Several factors influence the accuracy of forecasts:

  • Quality and timeliness of underlying data

  • Strength of forecasting models and assumptions

  • Alignment with historical trends and seasonality

  • Integration with frameworks like Forecast vs Budget Tracking

  • Continuous validation through Cash Flow Forecast (Collections View)

Practical Business Impact

A retail company with low forecast accuracy may overestimate demand, leading to excess inventory and increased holding costs. By improving forecast accuracy, the company can better align procurement with actual demand, reducing costs and improving profitability.

Similarly, high accuracy in Working Capital Forecast Accuracy ensures that sufficient liquidity is maintained without overcommitting resources.

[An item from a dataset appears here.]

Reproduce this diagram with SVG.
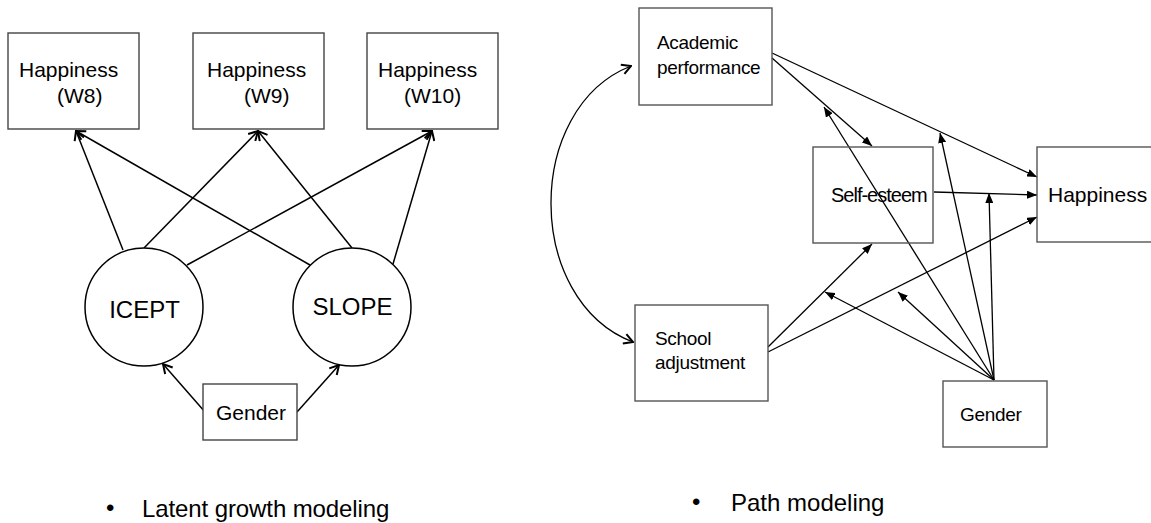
<svg xmlns="http://www.w3.org/2000/svg" width="1151" height="523" viewBox="0 0 1151 523">
<style>
.box{fill:#fff;stroke:#444;stroke-width:1.4}
.rbox{fill:none;stroke:#555;stroke-width:1.4}
.circ{fill:#fff;stroke:#000;stroke-width:1.5}
.t{font-family:"Liberation Sans",Arial,sans-serif;fill:#000}
.l{fill:none;stroke:#000;stroke-width:1.5}
.r{fill:none;stroke:#000;stroke-width:1.3}
</style>
<defs>
<marker id="open" viewBox="0 0 12 12" refX="11" refY="6" markerWidth="12" markerHeight="12" markerUnits="userSpaceOnUse" orient="auto-start-reverse">
<path d="M2,1 L11,6 L2,11" fill="none" stroke="#000" stroke-width="2"/>
</marker>
<marker id="tri" viewBox="0 0 10 8" refX="10" refY="4" markerWidth="10" markerHeight="8" markerUnits="userSpaceOnUse" orient="auto">
<path d="M0,0 L10,4 L0,8z" fill="#000"/>
</marker>
</defs>

<g id="connectors">
<!-- left panel -->
<line class="l" x1="123" y1="250" x2="76" y2="131" marker-end="url(#open)"/>
<line class="l" x1="144" y1="248" x2="258" y2="131" marker-end="url(#open)"/>
<line class="l" x1="187" y1="265" x2="432" y2="131" marker-end="url(#open)"/>
<line class="l" x1="310" y1="265" x2="76" y2="131" marker-end="url(#open)"/>
<line class="l" x1="352" y1="248" x2="258" y2="131" marker-end="url(#open)"/>
<line class="l" x1="393" y1="264" x2="432" y2="131" marker-end="url(#open)"/>
<line class="l" x1="205" y1="412" x2="163" y2="364" marker-end="url(#open)"/>
<line class="l" x1="297" y1="412" x2="339" y2="365" marker-end="url(#open)"/>
<!-- right panel -->
<path class="r" d="M631,66 C524,108 524,300 633,342" marker-start="url(#open)" marker-end="url(#open)"/>
<line class="r" x1="772" y1="53" x2="1037" y2="177" marker-end="url(#tri)"/>
<line class="r" x1="772" y1="58" x2="872" y2="146" marker-end="url(#tri)"/>
<line class="r" x1="934" y1="192" x2="1037" y2="195" marker-end="url(#tri)"/>
<line class="r" x1="768" y1="347" x2="872" y2="244" marker-end="url(#tri)"/>
<line class="r" x1="768" y1="352" x2="1037" y2="217" marker-end="url(#tri)"/>
<line class="r" x1="994" y1="380" x2="824" y2="107" marker-end="url(#tri)"/>
<line class="r" x1="994" y1="380" x2="940" y2="133" marker-end="url(#tri)"/>
<line class="r" x1="994" y1="380" x2="989" y2="193" marker-end="url(#tri)"/>
<line class="r" x1="994" y1="380" x2="825" y2="292" marker-end="url(#tri)"/>
<line class="r" x1="994" y1="380" x2="898" y2="292" marker-end="url(#tri)"/>
</g>

<g id="happiness-w8">
<rect class="box" x="8" y="33" width="131" height="96"/>
<text class="t" x="19" y="77" font-size="21">Happiness</text>
<text class="t" x="57" y="103" font-size="21">(W8)</text>
</g>
<g id="happiness-w9">
<rect class="box" x="193" y="33" width="131" height="96"/>
<text class="t" x="207" y="77" font-size="21">Happiness</text>
<text class="t" x="244" y="103" font-size="21">(W9)</text>
</g>
<g id="happiness-w10">
<rect class="box" x="367" y="33" width="131" height="96"/>
<text class="t" x="378" y="77" font-size="21">Happiness</text>
<text class="t" x="404" y="103" font-size="21">(W10)</text>
</g>
<g id="icept">
<circle class="circ" cx="144" cy="307" r="59"/>
<text class="t" x="144.5" y="318" font-size="24" text-anchor="middle">ICEPT</text>
</g>
<g id="slope">
<circle class="circ" cx="352" cy="307" r="59"/>
<text class="t" x="352.5" y="315" font-size="24" text-anchor="middle">SLOPE</text>
</g>
<g id="gender-left">
<rect class="box" x="203" y="384" width="94" height="56"/>
<text class="t" x="216" y="420" font-size="21">Gender</text>
</g>

<g id="academic">
<rect class="rbox" x="639" y="8" width="133" height="97"/>
<text class="t" x="657" y="49" font-size="19" letter-spacing="-0.3">Academic</text>
<text class="t" x="657" y="74" font-size="19" letter-spacing="-0.3">performance</text>
</g>
<g id="self-esteem">
<rect class="rbox" x="813" y="147" width="120" height="96"/>
<text class="t" x="831" y="202" font-size="20" letter-spacing="-1">Self-esteem</text>
</g>
<g id="happiness">
<rect class="rbox" x="1037" y="147" width="120" height="95"/>
<text class="t" x="1048" y="202" font-size="21">Happiness</text>
</g>
<g id="school">
<rect class="rbox" x="635" y="305" width="133" height="96"/>
<text class="t" x="655" y="345" font-size="19" letter-spacing="-0.3">School</text>
<text class="t" x="655" y="369" font-size="19" letter-spacing="-0.3">adjustment</text>
</g>
<g id="gender-right">
<rect class="rbox" x="943" y="381" width="104" height="66"/>
<text class="t" x="960" y="421" font-size="19" letter-spacing="-0.3">Gender</text>
</g>

<g id="captions">
<text class="t" x="106" y="516" font-size="24">•</text>
<text class="t" x="142" y="517" font-size="24" letter-spacing="-0.1">Latent growth modeling</text>
<text class="t" x="692" y="510" font-size="24">•</text>
<text class="t" x="731" y="511" font-size="24">Path modeling</text>
</g>
</svg>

Best Practices to Improve Forecast Accuracy

Organizations can enhance forecast accuracy by:

  • Using data-driven forecasting techniques

  • Regularly updating forecasts based on actual performance

  • Incorporating scenario planning and sensitivity analysis

  • Aligning cross-functional inputs for better assumptions

  • Monitoring accuracy metrics consistently

These practices help build more reliable financial models and improve overall performance.

Summary

Budget Forecast Accuracy is a vital metric for evaluating the reliability of financial projections. By measuring how closely forecasts align with actual outcomes, organizations can refine planning processes, improve decision-making, and enhance financial performance. Strong accuracy leads to better resource allocation, improved cash flow management, and more confident strategic execution.